Authenticity is personal and everyone has their own level of what it looks like. For me it’s always meant staying true to my unique writing style and to my innate blend of optimism and skepticism.

So to begin with, I’ll never drink the Kool-Aid. Never gush like a 12 year-old Justin Bieber fan about the newest app or tactic or piece of hardware. Unless I really do think it’s awesome. And even then there are caveats. Because there are always caveats. Things that could go wrong. Things that could go better than expected. Things we just don’t know and need to stop pretending we do. And it’s the role of the analyst to point those things out.

That sort of stance seems to shock people, and time and again I’m surprised to hear that something I thought was even-handed and common-sensical is being branded “bold” or “controversial.” As if the truth were bold and controversial. But it's not in me to pretend otherwise and you'll never hear me do so.

I don’t engage in social niceties on social media either. At least not the sort of social niceties the punditocracy swears by. Like ending posts and tweets with “what do you think?”

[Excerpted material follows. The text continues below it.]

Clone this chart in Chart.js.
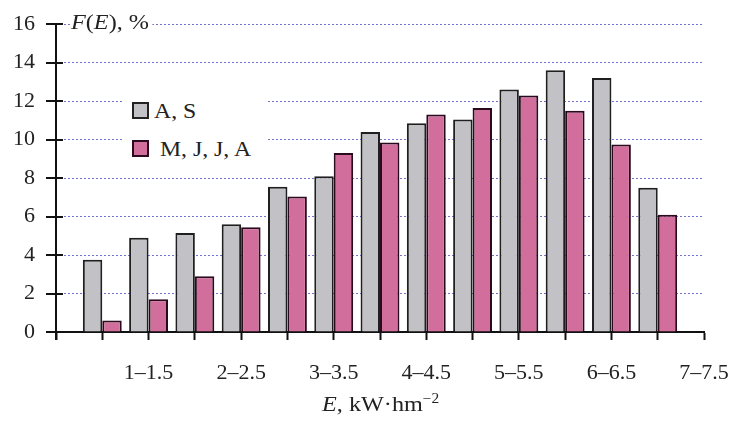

I cringe when I see those lines. An actual physical reaction. Because nothing feels quite as forced and heavy-handed. I’ve worked with publicists and gurus over the years who’ve tried to persuade me to add them and except in moments of great personal weakness, I’ve refused. I get that asking a question brings greater engagement and all that— I’ve no doubt it does. But it’s just not me. I don’t offer topics for debate, I write what I’m feeling and the comments I get are from people who feel strongly enough about what I wrote to want to respond to me. Which is never going to hinge on whether I ended the post with “What do you think?”

Now the reason I’m laying all this out isn't to brag about what a reckless bad boy I’ve been but rather to rally the troops back to the cause.

Because if everyone starts to sound the same, if every blast on social media ends with “what do you think?," if every post religiously adheres to some ninja’s “5 Ways To Conect With Your Audience," if every piece of "content" (and you all know how much I loathe that word) sounds like it was cooked up in the same corporate kitchen, then who can blame audiences for tuning it all out? For not believing a word of it? For not caring?

Authenticity is more than a word: it’s an attitude, a belief system, a way of doing just about anything and everything. Whether you’re a person or a corporation or a fictional character. It’s always unique and it's always consistent. No matter where you find it.

Those voices that manage to remain authentic are the voices that resonate, the ones that stand out, the ones that inspire, the ones that anger.

The ones that never have to ask “so what do you think?”